The AWS outage stemmed largely from the service’s widespread use for applications and processes hosting. The more specific technical problem was an issue with the Virginia cluster’s DynamoDB API, with hosted processes suddenly unable to locate the correct address for the Domain Name System (DNS) for reasons that Amazon has yet to specify other than to suggest the “Elastic Compute Cloud” on-demand cloud computing service’s EC2 internal network had some sort of issue with its load balancing ability. AWS services generally default to the impacted US-EAST-1 site.

The two prior AWS outages involving this cluster took place in 2020 and 2023. Both issues were a little shorter, lasting several hours at most but impacting a similarly broad range of organizations. That is hardly a comprehensive list of AWS outage issues of the previous two decades, however. There was another broad-ranging outage involving the US-East 2 cluster in Ohio in late 2022, though this only lasted for 40 minutes. About a dozen other known outages at various locations span back to 2007, just after the AWS service was first launched.

Outage now “fully mitigated,” but struggles remain

Some estimates put the total loss of the 12-hour AWS outage at hundreds of billions of dollars due to disruptions to business operations, loss of productivity and need to issue refunds and credits to impacted customers.

Legal action may also be an issue. Last year’s Crowdstrike outage provides some precedent for this, with Delta continuing to battle the company in court over a claimed $500 million in losses. That case has some key differences, however, most centrally Delta’s claim that most of its loss was due to having to manually reset some 40,000 servers over the course of several days due to the defective security update pushed to them.

At minimum, many customers impacted by the AWS outage will have to spend some time catching up on backlogs of missed payments, messages and work assignments generated over the course of a normal workday. The impacted airlines were forced to delay some flights, and some Amazon Prime customers took to social media to report that their package delivery dates were pushed back during and just after the incident (though neither of these issues appear to have been widespread).

One of the most serious impacts, and one that highlights customer need to have alternative backup systems in place, is the temporary outage of the California eFileCA and Odyssey platforms used for court filings in both criminal and civil cases that can have very strict deadlines. Odyssey additionally reported that its support phone lines were down for some time along with its file upload tools, requiring all communications to go through several support emails.

Aras Nazarovas, senior security researcher at Cybernews, notes some possible legal ramifications: “From initial reporting there are no indications of any security breach, however failing to keep information or resources available for clients can be classified as a cyber incident, even if there was no malicious outsider or malicious intent. Similar outages occur almost every year, and they can be a reminder of how extensive software supply chains have become, showing how a simple issue on a handful of Amazon Data Centers caused thousands of issues to their clients.
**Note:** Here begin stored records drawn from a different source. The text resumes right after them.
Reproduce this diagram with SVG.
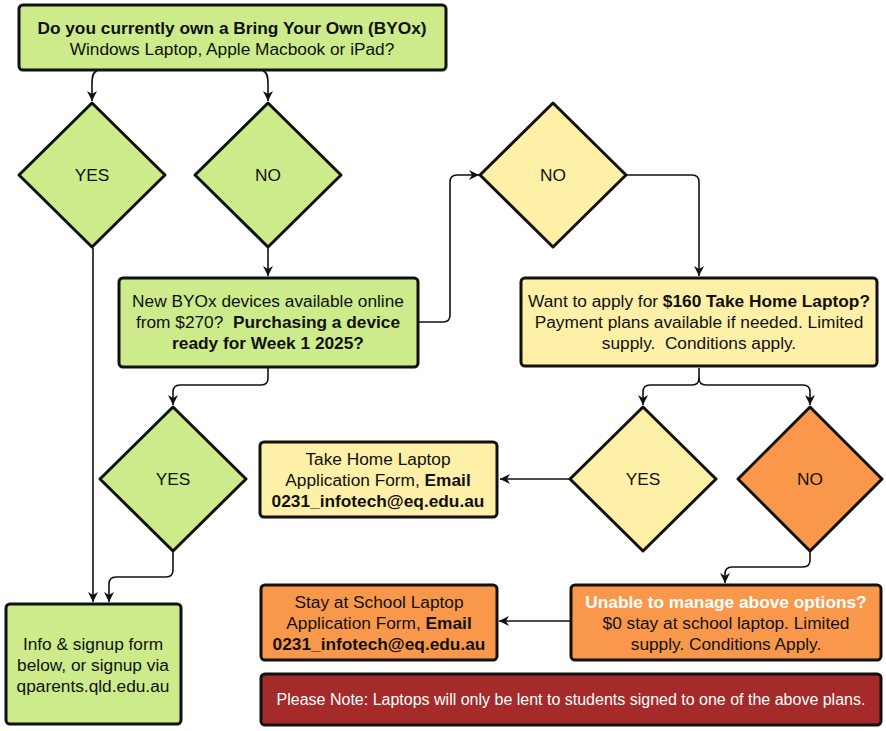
<svg xmlns="http://www.w3.org/2000/svg" width="886" height="731" viewBox="0 0 886 731">
<style>
text{font-family:"Liberation Sans",Arial,sans-serif;font-size:17.3px;fill:#111;text-anchor:middle;white-space:pre}
.b{font-weight:bold}
.w{fill:#fff}
.n{stroke:#111;stroke-width:3;stroke-linejoin:round}
.g{fill:#cdeb8b}
.y{fill:#fff0a8}
.o{fill:#f9984a}
.r{fill:#a52a2a}
.c{fill:none;stroke:#111;stroke-width:1.6;marker-end:url(#ah)}
</style>
<defs>
<marker id="ah" markerUnits="userSpaceOnUse" markerWidth="12" markerHeight="12" viewBox="0 0 12 12" refX="11" refY="6" orient="auto">
<path d="M1,1 L11,6 L1,11 L4,6 z" fill="#111"/>
</marker>
</defs>
<g id="connectors">
<path class="c" d="M97,71 C93,72 92,76 92,84 V101"/>
<path class="c" d="M263,71 C267,72 268,76 268,84 V101"/>
<path class="c" d="M268,248 V276"/>
<path class="c" d="M93,248 V602"/>
<path class="c" d="M268,368 V378 Q268,385 261,385 H180 Q173,385 173,392 V405"/>
<path class="c" d="M173,552 V570 Q173,577 166,577 H116 Q109,577 109,584 V602"/>
<path class="c" d="M419,322 H443 Q450,322 450,315 V182 Q450,175 457,175 H479"/>
<path class="c" d="M627,175 H692 Q699,175 699,182 V276"/>
<path class="c" d="M699,368 V378 Q699,385 692,385 H650 Q643,385 643,392 V405"/>
<path class="c" d="M699,378 Q699,385 706,385 H803 Q810,385 810,392 V405"/>
<path class="c" d="M571,479 H500"/>
<path class="c" d="M810,552 V560 Q810,567 803,567 H732 Q725,567 725,574 V583"/>
<path class="c" d="M571,621 H499"/>
</g>
<g id="n-start">
<rect class="n g" x="19" y="5" width="427" height="65" rx="4"/>
<text class="b" x="232" y="34">Do you currently own a Bring Your Own (BYOx)</text>
<text x="232" y="55">Windows Laptop, Apple Macbook or iPad?</text>
</g>
<g id="n-yes1">
<polygon class="n g" points="92,103 165,175 92,247 19,175"/>
<text x="92" y="181">YES</text>
</g>
<g id="n-no1">
<polygon class="n g" points="268,103 341,175 268,247 195,175"/>
<text x="268" y="181">NO</text>
</g>
<g id="n-newbyox">
<rect class="n g" x="119" y="278" width="299" height="89" rx="4"/>
<text x="268" y="307">New BYOx devices available online</text>
<text x="268" y="328">from $270?  <tspan class="b">Purchasing a device</tspan></text>
<text class="b" x="268" y="349">ready for Week 1 2025?</text>
</g>
<g id="n-no2">
<polygon class="n y" points="553,103 626,175 553,247 480,175"/>
<text x="553" y="181">NO</text>
</g>
<g id="n-apply">
<rect class="n y" x="521" y="278" width="356" height="88" rx="4"/>
<text x="699" y="307">Want to apply for <tspan class="b">$160 Take Home Laptop?</tspan></text>
<text x="699" y="328">Payment plans available if needed. Limited</text>
<text x="699" y="349">supply.  Conditions apply.</text>
</g>
<g id="n-yes2">
<polygon class="n g" points="173,407 246,479 173,551 100,479"/>
<text x="173" y="485">YES</text>
</g>
<g id="n-yes3">
<polygon class="n y" points="643,407 716,479 643,551 570,479"/>
<text x="643" y="485">YES</text>
</g>
<g id="n-no3">
<polygon class="n o" points="810,407 882,479 810,551 738,479"/>
<text x="810" y="485">NO</text>
</g>
<g id="n-takehome">
<rect class="n y" x="260" y="442" width="237" height="75" rx="4"/>
<text x="378" y="465">Take Home Laptop</text>
<text x="378" y="486">Application Form, <tspan class="b">Email</tspan></text>
<text class="b" x="378" y="507">0231_infotech@eq.edu.au</text>
</g>
<g id="n-info">
<rect class="n g" x="6" y="604" width="175" height="120" rx="4"/>
<text x="93" y="650">Info &amp; signup form</text>
<text x="93" y="671">below, or signup via</text>
<text x="93" y="692">qparents.qld.edu.au</text>
</g>
<g id="n-stay">
<rect class="n o" x="261" y="585" width="236" height="75" rx="4"/>
<text x="379" y="608">Stay at School Laptop</text>
<text x="379" y="629">Application Form, <tspan class="b">Email</tspan></text>
<text class="b" x="379" y="650">0231_infotech@eq.edu.au</text>
</g>
<g id="n-unable">
<rect class="n o" x="571" y="585" width="310" height="75" rx="4"/>
<text class="b w" x="726" y="608">Unable to manage above options?</text>
<text x="726" y="629">$0 stay at school laptop. Limited</text>
<text x="726" y="650">supply. Conditions Apply.</text>
</g>
<g id="n-note">
<rect class="n r" x="261" y="674" width="620" height="51" rx="4"/>
<text class="w" x="571" y="705" style="font-size:16px">Please Note: Laptops will only be lent to students signed to one of the above plans.</text>
</g>
</svg>
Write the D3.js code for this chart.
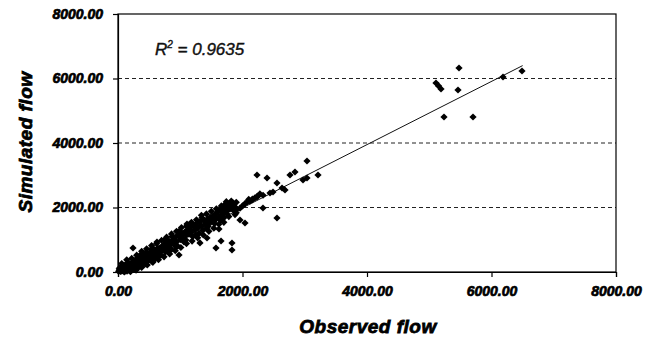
<!DOCTYPE html>
<html>
<head>
<meta charset="utf-8">
<script src="https://cdn.jsdelivr.net/npm/d3@7/dist/d3.min.js"></script>
<style>
  body { margin: 0; background: #fff; }
  text { font-family: "Liberation Sans", Arial, sans-serif; }
</style>
</head>
<body>
<div id="chart"></div>
<script>
// observed vs simulated flow
const xTicks = [0, 2000, 4000, 6000, 8000];
const yTicks = [0, 2000, 4000, 6000, 8000];
const gridLevels = [2000, 4000, 6000];
const rSquared = '0.9635';
const trendLine = [[0, 30], [6500, 6400]];

// dense band, 0 - 2300
const bandPoints = [
  [10,20],[25,60],[40,15],[55,90],[70,40],[85,120],[100,60],[115,150],[130,90],[145,30],
  [160,180],[175,110],[190,220],[205,140],[220,70],[235,250],[250,170],[265,300],[280,200],[295,120],
  [30,130],[60,170],[90,200],[120,230],[150,100],[180,50],[210,260],[240,130],[270,350],[300,240],
  [20,100],[50,30],[80,150],[110,20],[140,210],[170,280],[200,90],[230,190],[260,80],[290,310],
  [320,330],[340,230],[360,420],[380,300],[400,470],[420,360],[440,250],[460,520],[480,400],[500,580],
  [520,450],[540,340],[560,620],[580,500],[600,680],[620,560],[640,450],[660,740],[680,610],[700,790],
  [350,510],[410,560],[470,320],[530,700],[590,390],[650,620],[330,140],[450,610],[570,720],[690,520],
  [370,380],[430,430],[490,510],[550,560],[610,600],[670,660],[310,420],[390,200],[510,380],[630,720],
  [720,700],[740,840],[760,620],[780,900],[800,760],[820,960],[840,830],[860,700],[880,1000],[900,880],
  [920,1070],[940,940],[960,800],[980,1120],[1000,1000],[1020,1200],[1040,1060],[1060,930],[1080,1250],[1100,1140],
  [750,1000],[810,650],[870,1100],[930,780],[990,1280],[1050,1190],[1090,990],[770,760],[890,920],[1010,1080],
  [1120,1300],[1140,1170],[1160,1380],[1180,1230],[1200,1100],[1220,1440],[1240,1310],[1260,1500],[1280,1370],[1300,1200],
  [1320,1560],[1340,1420],[1360,1290],[1380,1600],[1400,1480],[1420,1350],[1440,1650],[1460,1520],[1480,1700],[1500,1560],
  [1150,1480],[1250,1150],[1350,1680],[1450,1420],[1130,1230],[1230,1380],[1330,1450],[1430,1560],
  [1520,1720],[1540,1600],[1560,1790],[1580,1650],[1600,1850],[1620,1700],[1640,1900],[1660,1760],[1680,1950],[1700,1820],
  [1720,2000],[1740,1880],[1760,2060],[1780,1940],[1800,2100],[1820,1980],[1840,2050],[1860,1900],[1880,2010],[1900,1840],
  [1720,2100],[1760,2130],[1800,1960],[1840,2150],[1700,1680],[1750,1800],[1860,2080],[1910,1950],[1650,1600],[1550,1500],
  [1960,1980],[2000,2050],[2040,2120],[2080,2180],[2120,2200],[2160,2260],[2200,2300],[2240,2350],[2280,2420],[2100,2250]
];

// upper and lower edges of the band, which make it look thick
const bandEdgePoints = [
  [60,260],[140,380],[220,420],[300,520],[380,640],[460,720],[540,820],[620,880],[700,980],[780,1080],
  [860,1180],[940,1260],[1020,1380],[1100,1420],[1180,1540],[1260,1620],[1340,1760],[1420,1800],[1500,1880],[1580,1960],
  [1660,2050],[1740,2180],[1820,2200],[1900,2160],[100,-40],[200,10],[290,60],[380,140],[470,220],[560,300],
  [650,380],[740,470],[830,560],[920,660],[1010,760],[1100,880],[1190,960],[1280,1060],[1370,1150],[1460,1260],
  [1540,1360],[1620,1480],[1700,1540],[1780,1720],[1880,1780],[420,520],[580,610],[760,880],[960,1140],[1160,1300]
];

// scattered points off the band
const outlierPoints = [
  [241,744],[626,930],[1108,1488],[1317,900],[1430,1054],[1574,744],[1655,961],[1831,899],
  [1831,682],[1622,1333],[2040,1519],[2329,1984],[2554,1674],[980,527],[1960,1612]
];

// upper part of the cloud, 2100 - 3300
const upperPoints = [
  [2233,3008],[2394,2915],[2763,3008],[2843,3101],[3213,3008],[2972,2853],[3036,2915],[3036,3442],
  [2554,2760],[2635,2605],[2442,2450],[2683,2543],[2490,2481],[2233,2326],[2153,2233],[2330,2380]
];

// highest flows
const highFlowPoints = [
  [5478,6326],[5108,5860],[5150,5770],[5189,5674],[5462,5643],[5237,4806],[5703,4806],[6185,6046],[6490,6233]
];

const allPoints = [...bandPoints, ...bandEdgePoints, ...outlierPoints, ...upperPoints, ...highFlowPoints];

const W = 657, H = 338;
const margin = {top: 14, right: 41, bottom: 66, left: 118};
const width = W - margin.left - margin.right;
const height = H - margin.top - margin.bottom;

const svg = d3.select('#chart').append('svg')
  .attr('width', W)
  .attr('height', H);

const g = svg.append('g')
  .attr('transform', `translate(${margin.left},${margin.top})`);

const x = d3.scaleLinear().domain([0, 8000]).range([0, width]);
const y = d3.scaleLinear().domain([0, 8000]).range([height, 0]);

// dashed grid
g.selectAll('.grid')
  .data(gridLevels)
  .enter().append('line')
    .attr('class', 'grid')
    .attr('x1', 0).attr('x2', width)
    .attr('y1', d => y(d)).attr('y2', d => y(d))
    .attr('stroke', '#222')
    .attr('stroke-width', 1)
    .attr('stroke-dasharray', '4,3');

// frame
g.append('rect')
  .attr('width', width).attr('height', height)
  .attr('fill', 'none')
  .attr('stroke', '#000')
  .attr('stroke-width', 1.2);

const fmt = d3.format('.2f');

const xAxis = g.append('g')
  .attr('transform', `translate(0,${height})`)
  .call(d3.axisBottom(x).tickValues(xTicks).tickFormat(fmt).tickSize(5).tickPadding(9));

const yAxis = g.append('g')
  .call(d3.axisLeft(y).tickValues(yTicks).tickFormat(fmt).tickSize(5).tickPadding(10));

[xAxis, yAxis].forEach(ax => {
  ax.select('.domain').attr('stroke', '#000').attr('stroke-width', 1.2);
  ax.selectAll('.tick line').attr('stroke', '#000').attr('stroke-width', 1.2);
  ax.selectAll('.tick text')
    .attr('fill', '#000')
    .attr('stroke', '#000')
    .attr('stroke-width', 0.7)
    .style('font-family', '"Liberation Sans", Arial, sans-serif')
    .style('font-size', '14px')
    .style('font-weight', 'bold')
    .style('font-style', 'italic');
});

// trend line
g.append('line')
  .attr('x1', x(trendLine[0][0])).attr('y1', y(trendLine[0][1]))
  .attr('x2', x(trendLine[1][0])).attr('y2', y(trendLine[1][1]))
  .attr('stroke', '#111')
  .attr('stroke-width', 1);

// diamonds
const diamond = d3.symbol().type(d3.symbolSquare).size(26);
g.selectAll('.pt')
  .data(allPoints)
  .enter().append('path')
    .attr('class', 'pt')
    .attr('d', diamond)
    .attr('transform', d => `translate(${x(d[0])},${y(Math.max(d[1], 0))}) rotate(45)`)
    .attr('fill', '#000');

// R2 label
const r2 = svg.append('text')
  .attr('x', 155)
  .attr('y', 55)
  .attr('fill', '#111')
  .attr('stroke', '#111')
  .attr('stroke-width', 0.4)
  .style('font-size', '17px')
  .style('font-style', 'italic');
r2.append('tspan').text('R');
r2.append('tspan').attr('dy', -7).style('font-size', '10px').text('2');
r2.append('tspan').attr('dy', 7).text(` = ${rSquared}`);

// axis titles
svg.append('text')
  .attr('x', 368)
  .attr('y', 333)
  .attr('text-anchor', 'middle')
  .attr('stroke', '#000')
  .attr('stroke-width', 0.8)
  .style('font-size', '19px')
  .style('font-weight', 'bold')
  .style('font-style', 'italic')
  .style('letter-spacing', '0.5px')
  .text('Observed flow');

svg.append('text')
  .attr('transform', 'translate(32,142) rotate(-90)')
  .attr('text-anchor', 'middle')
  .attr('stroke', '#000')
  .attr('stroke-width', 0.8)
  .style('font-size', '19px')
  .style('font-weight', 'bold')
  .style('font-style', 'italic')
  .style('letter-spacing', '0.5px')
  .text('Simulated flow');
</script>
</body>
</html>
Clients of affected services were impacted by failing to access their resources and data hosted by AWS for ~4hours impact of such a failure to ensure availability can vary greatly depending on the specific business and industry that used impacted AWS services, in worst case scenarios such an outage could have had serious consequences in critical infrastructure sectors. In the event of such disruptions users should immediately seek alternative solutions for communication (different app, phone calls, SMS, radio) to be able to coordinate next steps towards recovering from such a disruption. It is a good practice to have a “Disaster Recovery Plan” where alternative communication channels and other critical steps have been planned in advance.”

Jeremy Turner, VP of Threat Intelligence and Research at SecurityScorecard, adds: “Today’s AWS outage is a stark reminder that cloud resilience is national resilience. A single disruption can ripple across critical services, finance, and infrastructure. We’re focused on helping organizations gain continuous visibility into their digital supply chain because resilience starts with knowing where you’re vulnerable. Resilience is measured in how many more nines come after 99.9%, but it’s never 100%. The cloud delivers incredible uptime, but it’s also a massive source of risk aggregation. In this case, a database issue with DynamoDB, the system storing DNS records for a significant share of the internet, shows just how much scale amplifies both impact and recovery. When systems and datasets are this large, restoring service within hours is, frankly, remarkable.”

And Sergiy Balynsky, VP of Engineering at Spin.AI, notes that this should be taken as a prompt to review resiliency: “The AWS outage is a reminder that business continuity planning isn’t optional. Organizations should maintain independent backups and diversify across multiple cloud providers – so a disruption in one platform doesn’t bring operations to a halt. Even the most reliable clouds can fail. A strong business continuity plan should include not only reliable backups, but also cross-platform and multi-cloud redundancy to minimize business disruption and maintain access to critical data when one provider experiences downtime.”